Телеги, которые подгонял нам этот удивительный преподаватель нужно приводить каждую отдельным постом. Сейчас же я приведу только одну из них, столь же характерную, сколь и актуальную: “Cамая большая глупость, которую может совершить художник, это пытаться делать то, что нравится большинству. И не потому, что это стыдно или ещё чего. Просто большинство – это всегда интеллектуальное меньшинство. Фактически
все эти миллионы согласные между собой, это один жалкий человечишка. Почему жалкий. Да потому что соглашается. Он не думает, не творит ничего никогда, просто соглашается и всё. Те, у кого мнения отличные, заслуживают собеседования, но не все. Их и так пять процентов от населения, но и они не все какого-либо внимания заслуживают. А знаете почему? А потому что две трети из них психи! И место им в дурдомах! Да, в дурдомах!”. Через два месяца занятий на этой странной изостудии я понял что делаю какое-то искусство,
и что это для меня не слишком сложно.
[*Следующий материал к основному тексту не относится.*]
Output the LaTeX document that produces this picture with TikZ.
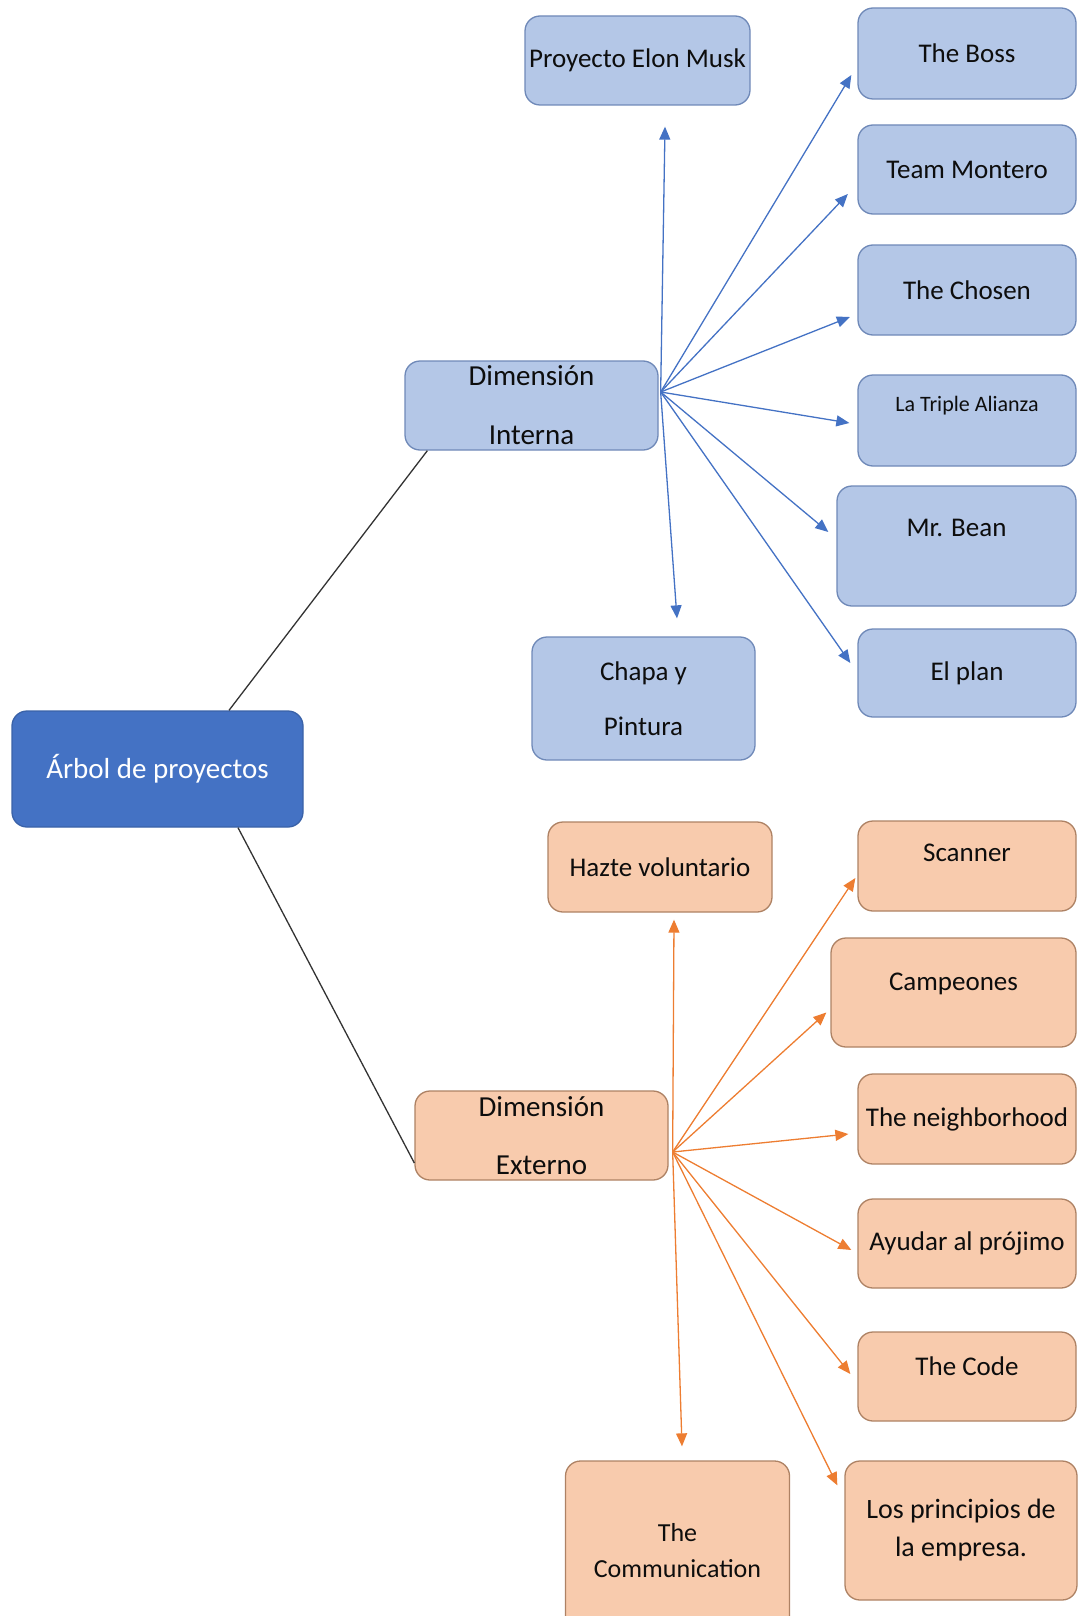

А через полгода пребывания там я написал первый настоящий стишок.
Очень быстро все мы, ученики, прониклись к этому человеку какой-то особой деликатной нежностью. И, проникнувшись, стали осторожно принимать в нём участие. Оказалось, что учитель наш очень беден. Часто он по нескольку дней не ел, в такие моменты его монологи были полны гастрономических деталей: “Важно понимать проблематику голландского натюрморта! Важно знать зачем он! Зачем? А затем, что они вешали
на стенку этих фазанов и окорока, а потом жрали вприглядку картошку с селёдкой!”. Мы, зная, что просто так, денег он от нас никогда не возьмёт (пробовали, убедились), ныкали небольшие сумы в укромных, но приметных местах, так чтобы найдя их он мог подумать, что это - его собственные позабытые нычки.
Однажды, я надолго пропал с изостудии. Была у меня какая-то, сопровождавшаяся запоем сессия, и вернувшись узнал я, что Иосиф Львович умер с голоду. Ученики рассказали мне, что последнее время он совершенно
перестал прикасаться к припрятанным для него деньгам, хвастался какими-то, якобы проданными им миниатюрами, и много рассуждал о том, что умирающий, в последний раз теряя сознание, должен попадать в специальный сон, переполненный тем, от нехватки чего он умер.